Wednesday, July 01, 2009

Edward Everett (1794-1865)

Edward Everett was one of America's foremost Hellenists and orators in the nineteenth century. He was elected to the House of Representatives and the United States Senate, became the Governor of Massachusetts, and then Secretary of State under Millard Fillmore, and was a failed vice-presidential candidate in 1860. He also served at President of Harvard University from 1846-1849.

After graduating from Harvard and preaching from the Brattle Street pulpit, he was invited to a professorship of Greek at Harvard, and allowed to study in Germany first, while receiving full salary.

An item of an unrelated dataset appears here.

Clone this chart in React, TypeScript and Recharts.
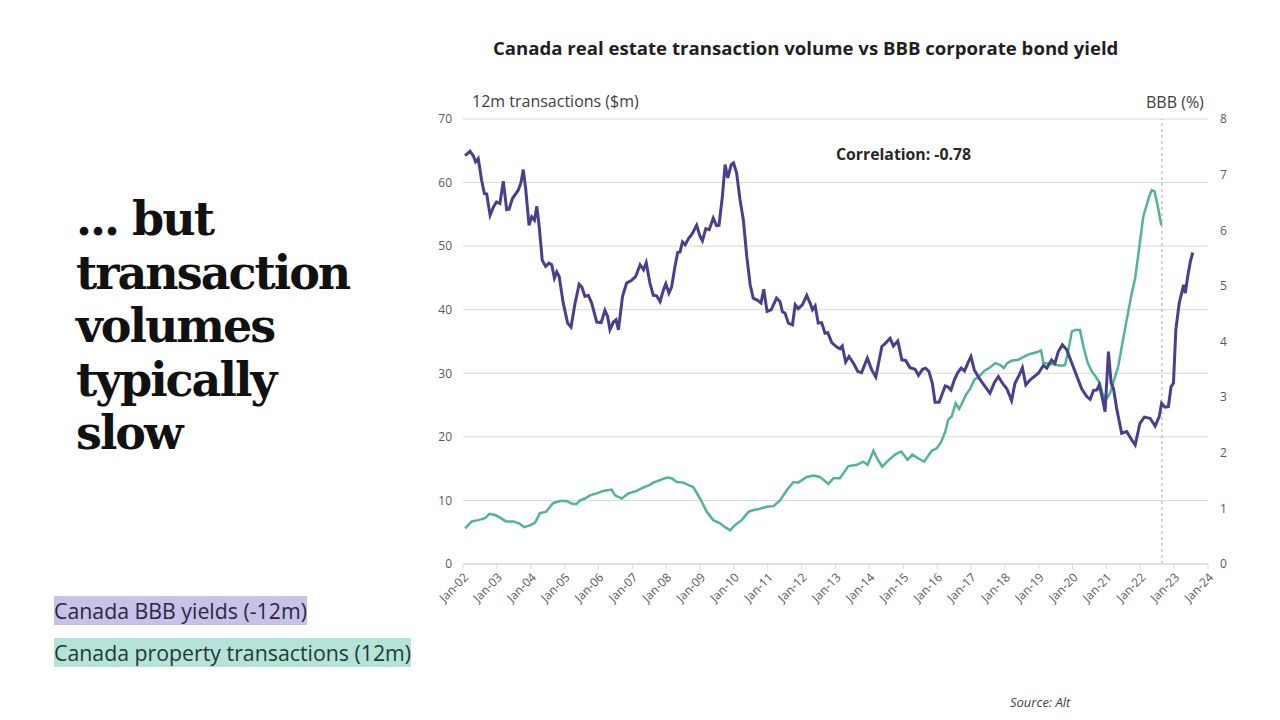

It is claimed that he was the first American to receive a Ph.D., which he took from Göttingen in 1817. Ralph Waldo Emerson studied in his classroom at Harvard, and said of him: "There was an influence on the young from the genius of Everett which was almost comparable to that of Pericles in Athens."

While he is clearly an interesting figure in American history for many reasons, it strikes me as remarkable that he had a relationship with both presidents Jefferson and Lincoln. He is well-known for his two-hour speech at Gettysburg which preceded Lincoln's famous address, and corresponded with the president. For Jefferson, he served as a book buyer while in Europe, and corresponded with him also. In one series of letters, when he was 80 years old, Jefferson attempts to argue that Greek did, in fact, possess an ablative case, which was only formally identical to the dative. He finally concedes to Everett, saying, "I acknowledge myself...not an adept in the metaphysical speculations of Grammar. By analyzing too minutely, we often reduce our subject to atoms of which the mind loses its hold."